## [Data segment]
═══
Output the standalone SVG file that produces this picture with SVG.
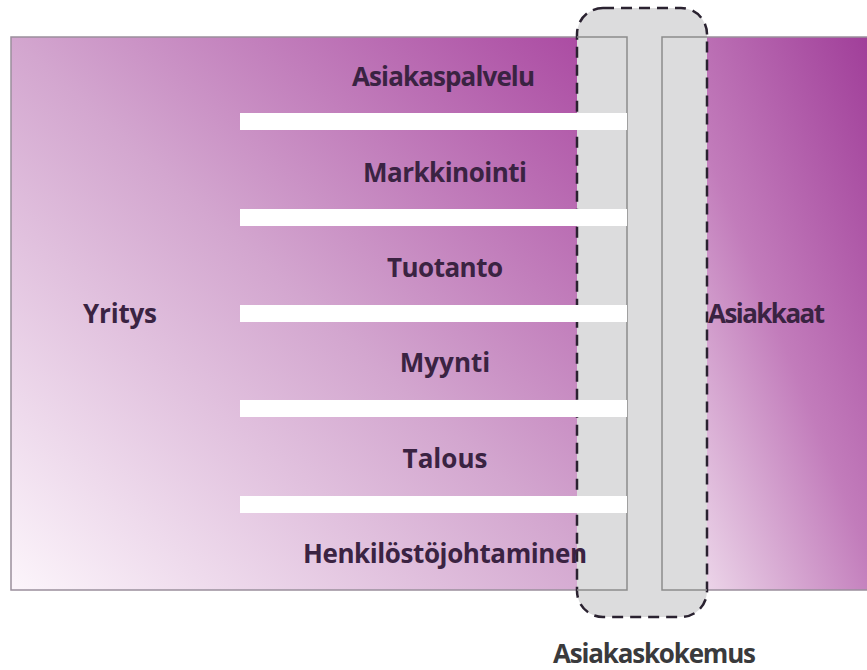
<svg xmlns="http://www.w3.org/2000/svg" width="867" height="670" viewBox="0 0 867 670">
  <defs>
    <linearGradient id="gLeft" x1="0" y1="1" x2="1" y2="0">
      <stop offset="0" stop-color="#fcf5fb"/>
      <stop offset="0.5" stop-color="#d3a6cf"/>
      <stop offset="1" stop-color="#a8449f"/>
    </linearGradient>
    <linearGradient id="gRight" x1="0" y1="1" x2="1" y2="0">
      <stop offset="0" stop-color="#f6ebf4"/>
      <stop offset="0.5" stop-color="#c27cbb"/>
      <stop offset="1" stop-color="#9e3a97"/>
    </linearGradient>
    <style>
      .panel { stroke: #9a8f9c; stroke-width: 1.5; }
      .outline { fill: none; stroke: #8c8c8c; stroke-width: 1.5; }
      .overlay { fill: #dcdcdd; stroke: #2a2230; stroke-width: 2.5; stroke-dasharray: 11 7; }
      .bar { fill: #ffffff; }
      .lbl { font-family: "Open Sans", "Liberation Sans", sans-serif; font-weight: 700; font-size: 26px; fill: #3a2342; }
      .cap { font-family: "Open Sans", "Liberation Sans", sans-serif; font-weight: 700; font-size: 26px; fill: #3a3a3c; }
    </style>
  </defs>
  <rect width="867" height="670" fill="#ffffff"/>

  <g id="yritys">
    <rect class="panel" x="11" y="37" width="616" height="553" fill="url(#gLeft)"/>
  </g>
  <g id="asiakkaat">
    <rect class="panel" x="662" y="37" width="220" height="553" fill="url(#gRight)"/>
  </g>

  <g id="asiakaskokemus">
    <rect class="overlay" x="577" y="8" width="130" height="609" rx="26" ry="26"/>
    <path class="outline" d="M577 37 H627 V590 H577 M707 37 H662 V590 H707"/>
  </g>

  <g id="connectors">
    <rect class="bar" x="240" y="113" width="387" height="17"/>
    <rect class="bar" x="240" y="209" width="387" height="17"/>
    <rect class="bar" x="240" y="305" width="387" height="17"/>
    <rect class="bar" x="240" y="400" width="387" height="17"/>
    <rect class="bar" x="240" y="496" width="387" height="17"/>
  </g>

  <g id="asiakaspalvelu"><text class="lbl" x="352" y="86" textLength="183">Asiakaspalvelu</text></g>
  <g id="markkinointi"><text class="lbl" x="363" y="182" textLength="164">Markkinointi</text></g>
  <g id="tuotanto"><text class="lbl" x="387" y="277" textLength="116">Tuotanto</text></g>
  <g id="myynti"><text class="lbl" x="445" y="372" text-anchor="middle">Myynti</text></g>
  <g id="talous"><text class="lbl" x="445" y="468" text-anchor="middle">Talous</text></g>
  <g id="henkilostojohtaminen"><text class="lbl" x="303" y="563" textLength="284">Henkilöstöjohtaminen</text></g>
  <g id="yritys-label"><text class="lbl" x="83" y="323" textLength="74">Yritys</text></g>
  <g id="asiakkaat-label"><text class="lbl" x="708" y="323" textLength="117">Asiakkaat</text></g>
  <g id="asiakaskokemus-label"><text class="cap" x="553" y="663" textLength="203">Asiakaskokemus</text></g>
</svg>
═══
## [Exercise aim]
Copy every line above word for word and exclude the pictures.

## [Exercise response]
Output the standalone SVG file that produces this picture with SVG.
<svg xmlns="http://www.w3.org/2000/svg" width="867" height="670" viewBox="0 0 867 670">
  <defs>
    <linearGradient id="gLeft" x1="0" y1="1" x2="1" y2="0">
      <stop offset="0" stop-color="#fcf5fb"/>
      <stop offset="0.5" stop-color="#d3a6cf"/>
      <stop offset="1" stop-color="#a8449f"/>
    </linearGradient>
    <linearGradient id="gRight" x1="0" y1="1" x2="1" y2="0">
      <stop offset="0" stop-color="#f6ebf4"/>
      <stop offset="0.5" stop-color="#c27cbb"/>
      <stop offset="1" stop-color="#9e3a97"/>
    </linearGradient>
    <style>
      .panel { stroke: #9a8f9c; stroke-width: 1.5; }
      .outline { fill: none; stroke: #8c8c8c; stroke-width: 1.5; }
      .overlay { fill: #dcdcdd; stroke: #2a2230; stroke-width: 2.5; stroke-dasharray: 11 7; }
      .bar { fill: #ffffff; }
      .lbl { font-family: "Open Sans", "Liberation Sans", sans-serif; font-weight: 700; font-size: 26px; fill: #3a2342; }
      .cap { font-family: "Open Sans", "Liberation Sans", sans-serif; font-weight: 700; font-size: 26px; fill: #3a3a3c; }
    </style>
  </defs>
  <rect width="867" height="670" fill="#ffffff"/>

  <g id="yritys">
    <rect class="panel" x="11" y="37" width="616" height="553" fill="url(#gLeft)"/>
  </g>
  <g id="asiakkaat">
    <rect class="panel" x="662" y="37" width="220" height="553" fill="url(#gRight)"/>
  </g>

  <g id="asiakaskokemus">
    <rect class="overlay" x="577" y="8" width="130" height="609" rx="26" ry="26"/>
    <path class="outline" d="M577 37 H627 V590 H577 M707 37 H662 V590 H707"/>
  </g>

  <g id="connectors">
    <rect class="bar" x="240" y="113" width="387" height="17"/>
    <rect class="bar" x="240" y="209" width="387" height="17"/>
    <rect class="bar" x="240" y="305" width="387" height="17"/>
    <rect class="bar" x="240" y="400" width="387" height="17"/>
    <rect class="bar" x="240" y="496" width="387" height="17"/>
  </g>

  <g id="asiakaspalvelu"><text class="lbl" x="352" y="86" textLength="183">Asiakaspalvelu</text></g>
  <g id="markkinointi"><text class="lbl" x="363" y="182" textLength="164">Markkinointi</text></g>
  <g id="tuotanto"><text class="lbl" x="387" y="277" textLength="116">Tuotanto</text></g>
  <g id="myynti"><text class="lbl" x="445" y="372" text-anchor="middle">Myynti</text></g>
  <g id="talous"><text class="lbl" x="445" y="468" text-anchor="middle">Talous</text></g>
  <g id="henkilostojohtaminen"><text class="lbl" x="303" y="563" textLength="284">Henkilöstöjohtaminen</text></g>
  <g id="yritys-label"><text class="lbl" x="83" y="323" textLength="74">Yritys</text></g>
  <g id="asiakkaat-label"><text class="lbl" x="708" y="323" textLength="117">Asiakkaat</text></g>
  <g id="asiakaskokemus-label"><text class="cap" x="553" y="663" textLength="203">Asiakaskokemus</text></g>
</svg>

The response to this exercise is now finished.